— Instructions to follow —
Give the data below again exactly as written, without its pictures.

— Available data —
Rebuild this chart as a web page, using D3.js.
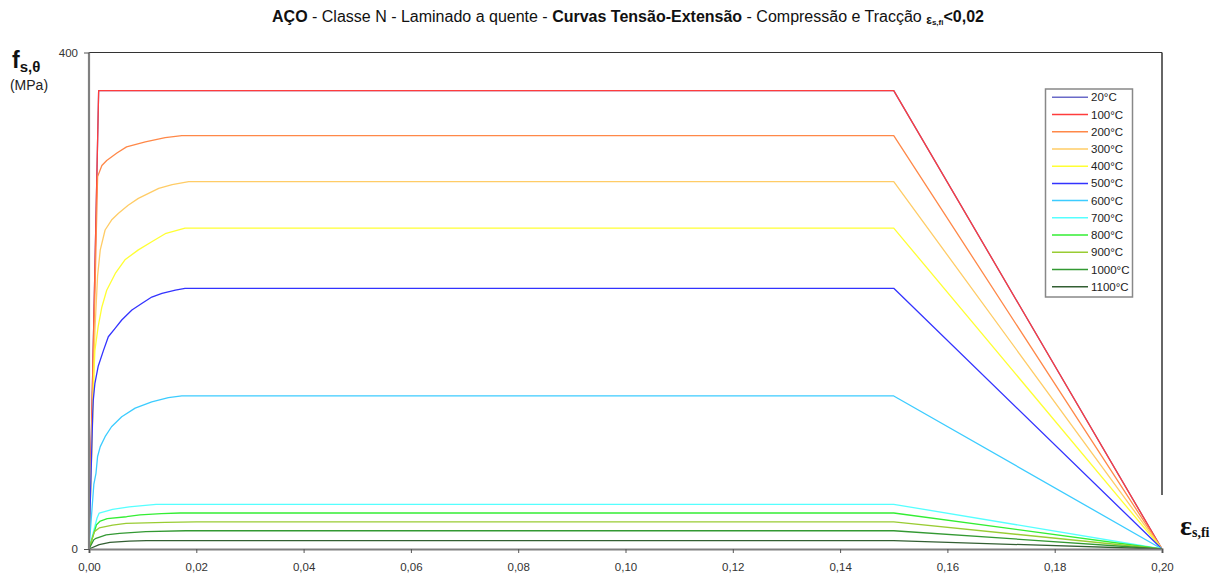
<html>
<head>
<meta charset="utf-8">
<script src="https://cdn.jsdelivr.net/npm/d3@7"></script>
<style>
  body { margin:0; background:#fff; }
  svg { font-family: "Liberation Sans", Arial, sans-serif; }
  .curve { fill:none; stroke-width:1.3; stroke-linejoin:round; }
</style>
</head>
<body>
<div id="container"></div>
<script>
// temperatures (legend) and [strain, stress MPa] points
var temps = ["20°C","100°C","200°C","300°C","400°C","500°C","600°C","700°C","800°C","900°C","1000°C","1100°C"];

var s20   = [[0,0],[0.0018,369.3],[0.15,369.3],[0.20,0]];
var s100  = [[0,0],[0.0018,369.3],[0.15,369.3],[0.20,0]];
var s200  = [[0,0],[0.0016,300],[0.0024,309],[0.0033,313],[0.0052,319],[0.0070,324],[0.0105,328],[0.0142,331.5],[0.0173,333],[0.02,333],[0.15,333],[0.20,0]];
var s300  = [[0,0],[0.0011,176],[0.0016,220],[0.0021,241],[0.0030,257],[0.0042,265],[0.0055,270.5],[0.0073,277],[0.0092,282.5],[0.0111,286.5],[0.0130,290.5],[0.0155,293.5],[0.0186,296],[0.02,296],[0.15,296],[0.20,0]];
var s400  = [[0,0],[0.0009,140],[0.0011,160],[0.0017,179],[0.0024,195],[0.0033,208.5],[0.0049,222],[0.0067,233],[0.0092,241],[0.0117,247.5],[0.0142,254],[0.0179,258.5],[0.02,258.5],[0.15,258.5],[0.20,0]];
var s500  = [[0,0],[0.0007,110],[0.0008,120],[0.0011,133.5],[0.0017,147],[0.0027,160],[0.0036,171],[0.0049,178],[0.0061,184.5],[0.0080,192.5],[0.0099,198],[0.0117,203],[0.0136,206],[0.0161,208.5],[0.0179,210],[0.02,210],[0.15,210],[0.20,0]];
var s600  = [[0,0],[0.0009,52],[0.0013,61],[0.0016,74.5],[0.0021,82.5],[0.0030,90.5],[0.0042,98.5],[0.0061,106.5],[0.0086,113.5],[0.0117,118.5],[0.0148,122],[0.0173,123.3],[0.02,123.3],[0.15,123.3],[0.20,0]];
var s700  = [[0,0],[0.0015,25],[0.0019,29],[0.0044,32],[0.0075,34],[0.0125,36],[0.02,36],[0.15,36],[0.20,0]];
var s800  = [[0,0],[0.0014,19.5],[0.0021,22.5],[0.0034,24.5],[0.0070,26],[0.0095,27.5],[0.0135,28.5],[0.017,29],[0.02,29],[0.15,29],[0.20,0]];
var s900  = [[0,0],[0.0010,14],[0.0019,17],[0.0044,19.3],[0.0069,20.7],[0.0142,21.5],[0.02,21.8],[0.15,21.8],[0.20,0]];
var s1000 = [[0,0],[0.0009,7.5],[0.0013,8.6],[0.0032,11.3],[0.0057,12.6],[0.0106,14],[0.0180,14.7],[0.02,14.7],[0.15,14.7],[0.20,0]];
var s1100 = [[0,0],[0.0019,3.5],[0.0039,5.4],[0.0075,6.4],[0.0107,6.7],[0.02,6.7],[0.15,6.7],[0.20,0]];

var xTicks = [0,0.02,0.04,0.06,0.08,0.10,0.12,0.14,0.16,0.18,0.20];
var yTicks = [0,400];

var series = [s20,s100,s200,s300,s400,s500,s600,s700,s800,s900,s1000,s1100];
var colors = ["#6a6ac8","#ff3c3c","#ff8848","#ffcc66","#ffff33","#3333ff","#3cccff","#55ffff","#33ee33","#99cc33","#339933","#335f33"];

var svg = d3.select("#container").append("svg")
	.attr("width", 1216).attr("height", 576);

var x = d3.scaleLinear().domain([0, 0.2]).range([89, 1162]);
var y = d3.scaleLinear().domain([0, 400]).range([549, 52.5]);

// title
var title = svg.append("text").attr("x", 628).attr("y", 22)
	.attr("text-anchor", "middle").attr("font-size", 16).attr("fill", "#111");
title.append("tspan").attr("font-weight", "bold").text("AÇO");
title.append("tspan").text(" - Classe N - Laminado a quente - ");
title.append("tspan").attr("font-weight", "bold").text("Curvas Tensão-Extensão");
title.append("tspan").text(" - Compressão e Tracção ");
title.append("tspan").attr("font-weight", "bold").attr("font-size", 12).attr("dy", 2).text("ε");
title.append("tspan").attr("font-weight", "bold").attr("font-size", 8).attr("dy", 1).text("s,fi");
title.append("tspan").attr("font-weight", "bold").attr("dy", -3).text("<0,02");

// frame: top and right
svg.append("line").attr("x1", 89).attr("x2", 1162).attr("y1", 52.5).attr("y2", 52.5)
	.attr("stroke", "#333").attr("stroke-width", 1.2);
svg.append("line").attr("x1", 1162).attr("x2", 1162).attr("y1", 52.5).attr("y2", 495)
	.attr("stroke", "#333").attr("stroke-width", 1.5);

// curves
var line = d3.line().x(function(d){ return x(d[0]); }).y(function(d){ return y(d[1]); });
svg.append("g").selectAll("path").data(series).enter().append("path")
	.attr("class", "curve")
	.attr("stroke", function(d, i){ return colors[i]; })
	.attr("d", line);

// axes
var xAxis = d3.axisBottom(x).tickValues(xTicks).tickSize(4).tickPadding(10)
	.tickFormat(function(d){ return d3.format(".2f")(d).replace(".", ","); });
var gx = svg.append("g").attr("transform", "translate(0,549)").call(xAxis);
gx.select(".domain").attr("stroke", "#808080").attr("stroke-width", 2.2);
gx.selectAll(".tick line").attr("stroke", "#555");
gx.selectAll("text").attr("font-size", 11.5).attr("font-family", "\"Liberation Sans\", Arial, sans-serif").attr("fill", "#333");

var yAxis = d3.axisLeft(y).tickValues(yTicks).tickSize(5).tickPadding(6);
var gy = svg.append("g").attr("transform", "translate(89,0)").call(yAxis);
gy.select(".domain").attr("stroke", "#808080").attr("stroke-width", 2.2).attr("d", "M0,52.5V549");
gy.selectAll(".tick line").attr("stroke", "#555");
gy.selectAll("text").attr("font-size", 11.5).attr("font-family", "\"Liberation Sans\", Arial, sans-serif").attr("fill", "#333");

// y label
var yl = svg.append("text").attr("x", 12).attr("y", 68).attr("font-weight", "bold").attr("fill", "#111");
yl.append("tspan").attr("font-size", 23).text("f");
yl.append("tspan").attr("font-size", 15).attr("dy", 4).text("s,θ");
svg.append("text").attr("x", 29).attr("y", 90).attr("text-anchor", "middle")
	.attr("font-size", 14).attr("fill", "#222").text("(MPa)");

// x label
var xl = svg.append("text").attr("x", 1180).attr("y", 535).attr("font-weight", "bold")
	.attr("font-family", "\"Liberation Serif\", \"Times New Roman\", serif").attr("fill", "#111");
xl.append("tspan").attr("font-size", 28).text("ε");
xl.append("tspan").attr("font-size", 14).attr("dy", 2).text("s,fi");

// legend
var lg = svg.append("g");
lg.append("rect").attr("x", 1045.5).attr("y", 89).attr("width", 87).attr("height", 208)
	.attr("fill", "#fff").attr("stroke", "#888").attr("stroke-width", 1.5);
var items = lg.selectAll("g.item").data(temps).enter().append("g")
	.attr("transform", function(d, i){ return "translate(0," + (97.3 + i * 17.22) + ")"; });
items.append("line").attr("x1", 1052).attr("x2", 1088)
	.attr("stroke", function(d, i){ return colors[i]; }).attr("stroke-width", 1.5);
items.append("text").attr("x", 1091).attr("y", 4).attr("font-size", 11.5).attr("fill", "#222")
	.text(function(d){ return d; });
</script>
</body>
</html>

— Exercise answer —
Rebuild this chart as a web page, using D3.js.
<html>
<head>
<meta charset="utf-8">
<script src="https://cdn.jsdelivr.net/npm/d3@7"></script>
<style>
  body { margin:0; background:#fff; }
  svg { font-family: "Liberation Sans", Arial, sans-serif; }
  .curve { fill:none; stroke-width:1.3; stroke-linejoin:round; }
</style>
</head>
<body>
<div id="container"></div>
<script>
// temperatures (legend) and [strain, stress MPa] points
var temps = ["20°C","100°C","200°C","300°C","400°C","500°C","600°C","700°C","800°C","900°C","1000°C","1100°C"];

var s20   = [[0,0],[0.0018,369.3],[0.15,369.3],[0.20,0]];
var s100  = [[0,0],[0.0018,369.3],[0.15,369.3],[0.20,0]];
var s200  = [[0,0],[0.0016,300],[0.0024,309],[0.0033,313],[0.0052,319],[0.0070,324],[0.0105,328],[0.0142,331.5],[0.0173,333],[0.02,333],[0.15,333],[0.20,0]];
var s300  = [[0,0],[0.0011,176],[0.0016,220],[0.0021,241],[0.0030,257],[0.0042,265],[0.0055,270.5],[0.0073,277],[0.0092,282.5],[0.0111,286.5],[0.0130,290.5],[0.0155,293.5],[0.0186,296],[0.02,296],[0.15,296],[0.20,0]];
var s400  = [[0,0],[0.0009,140],[0.0011,160],[0.0017,179],[0.0024,195],[0.0033,208.5],[0.0049,222],[0.0067,233],[0.0092,241],[0.0117,247.5],[0.0142,254],[0.0179,258.5],[0.02,258.5],[0.15,258.5],[0.20,0]];
var s500  = [[0,0],[0.0007,110],[0.0008,120],[0.0011,133.5],[0.0017,147],[0.0027,160],[0.0036,171],[0.0049,178],[0.0061,184.5],[0.0080,192.5],[0.0099,198],[0.0117,203],[0.0136,206],[0.0161,208.5],[0.0179,210],[0.02,210],[0.15,210],[0.20,0]];
var s600  = [[0,0],[0.0009,52],[0.0013,61],[0.0016,74.5],[0.0021,82.5],[0.0030,90.5],[0.0042,98.5],[0.0061,106.5],[0.0086,113.5],[0.0117,118.5],[0.0148,122],[0.0173,123.3],[0.02,123.3],[0.15,123.3],[0.20,0]];
var s700  = [[0,0],[0.0015,25],[0.0019,29],[0.0044,32],[0.0075,34],[0.0125,36],[0.02,36],[0.15,36],[0.20,0]];
var s800  = [[0,0],[0.0014,19.5],[0.0021,22.5],[0.0034,24.5],[0.0070,26],[0.0095,27.5],[0.0135,28.5],[0.017,29],[0.02,29],[0.15,29],[0.20,0]];
var s900  = [[0,0],[0.0010,14],[0.0019,17],[0.0044,19.3],[0.0069,20.7],[0.0142,21.5],[0.02,21.8],[0.15,21.8],[0.20,0]];
var s1000 = [[0,0],[0.0009,7.5],[0.0013,8.6],[0.0032,11.3],[0.0057,12.6],[0.0106,14],[0.0180,14.7],[0.02,14.7],[0.15,14.7],[0.20,0]];
var s1100 = [[0,0],[0.0019,3.5],[0.0039,5.4],[0.0075,6.4],[0.0107,6.7],[0.02,6.7],[0.15,6.7],[0.20,0]];

var xTicks = [0,0.02,0.04,0.06,0.08,0.10,0.12,0.14,0.16,0.18,0.20];
var yTicks = [0,400];

var series = [s20,s100,s200,s300,s400,s500,s600,s700,s800,s900,s1000,s1100];
var colors = ["#6a6ac8","#ff3c3c","#ff8848","#ffcc66","#ffff33","#3333ff","#3cccff","#55ffff","#33ee33","#99cc33","#339933","#335f33"];

var svg = d3.select("#container").append("svg")
	.attr("width", 1216).attr("height", 576);

var x = d3.scaleLinear().domain([0, 0.2]).range([89, 1162]);
var y = d3.scaleLinear().domain([0, 400]).range([549, 52.5]);

// title
var title = svg.append("text").attr("x", 628).attr("y", 22)
	.attr("text-anchor", "middle").attr("font-size", 16).attr("fill", "#111");
title.append("tspan").attr("font-weight", "bold").text("AÇO");
title.append("tspan").text(" - Classe N - Laminado a quente - ");
title.append("tspan").attr("font-weight", "bold").text("Curvas Tensão-Extensão");
title.append("tspan").text(" - Compressão e Tracção ");
title.append("tspan").attr("font-weight", "bold").attr("font-size", 12).attr("dy", 2).text("ε");
title.append("tspan").attr("font-weight", "bold").attr("font-size", 8).attr("dy", 1).text("s,fi");
title.append("tspan").attr("font-weight", "bold").attr("dy", -3).text("<0,02");

// frame: top and right
svg.append("line").attr("x1", 89).attr("x2", 1162).attr("y1", 52.5).attr("y2", 52.5)
	.attr("stroke", "#333").attr("stroke-width", 1.2);
svg.append("line").attr("x1", 1162).attr("x2", 1162).attr("y1", 52.5).attr("y2", 495)
	.attr("stroke", "#333").attr("stroke-width", 1.5);

// curves
var line = d3.line().x(function(d){ return x(d[0]); }).y(function(d){ return y(d[1]); });
svg.append("g").selectAll("path").data(series).enter().append("path")
	.attr("class", "curve")
	.attr("stroke", function(d, i){ return colors[i]; })
	.attr("d", line);

// axes
var xAxis = d3.axisBottom(x).tickValues(xTicks).tickSize(4).tickPadding(10)
	.tickFormat(function(d){ return d3.format(".2f")(d).replace(".", ","); });
var gx = svg.append("g").attr("transform", "translate(0,549)").call(xAxis);
gx.select(".domain").attr("stroke", "#808080").attr("stroke-width", 2.2);
gx.selectAll(".tick line").attr("stroke", "#555");
gx.selectAll("text").attr("font-size", 11.5).attr("font-family", "\"Liberation Sans\", Arial, sans-serif").attr("fill", "#333");

var yAxis = d3.axisLeft(y).tickValues(yTicks).tickSize(5).tickPadding(6);
var gy = svg.append("g").attr("transform", "translate(89,0)").call(yAxis);
gy.select(".domain").attr("stroke", "#808080").attr("stroke-width", 2.2).attr("d", "M0,52.5V549");
gy.selectAll(".tick line").attr("stroke", "#555");
gy.selectAll("text").attr("font-size", 11.5).attr("font-family", "\"Liberation Sans\", Arial, sans-serif").attr("fill", "#333");

// y label
var yl = svg.append("text").attr("x", 12).attr("y", 68).attr("font-weight", "bold").attr("fill", "#111");
yl.append("tspan").attr("font-size", 23).text("f");
yl.append("tspan").attr("font-size", 15).attr("dy", 4).text("s,θ");
svg.append("text").attr("x", 29).attr("y", 90).attr("text-anchor", "middle")
	.attr("font-size", 14).attr("fill", "#222").text("(MPa)");

// x label
var xl = svg.append("text").attr("x", 1180).attr("y", 535).attr("font-weight", "bold")
	.attr("font-family", "\"Liberation Serif\", \"Times New Roman\", serif").attr("fill", "#111");
xl.append("tspan").attr("font-size", 28).text("ε");
xl.append("tspan").attr("font-size", 14).attr("dy", 2).text("s,fi");

// legend
var lg = svg.append("g");
lg.append("rect").attr("x", 1045.5).attr("y", 89).attr("width", 87).attr("height", 208)
	.attr("fill", "#fff").attr("stroke", "#888").attr("stroke-width", 1.5);
var items = lg.selectAll("g.item").data(temps).enter().append("g")
	.attr("transform", function(d, i){ return "translate(0," + (97.3 + i * 17.22) + ")"; });
items.append("line").attr("x1", 1052).attr("x2", 1088)
	.attr("stroke", function(d, i){ return colors[i]; }).attr("stroke-width", 1.5);
items.append("text").attr("x", 1091).attr("y", 4).attr("font-size", 11.5).attr("fill", "#222")
	.text(function(d){ return d; });
</script>
</body>
</html>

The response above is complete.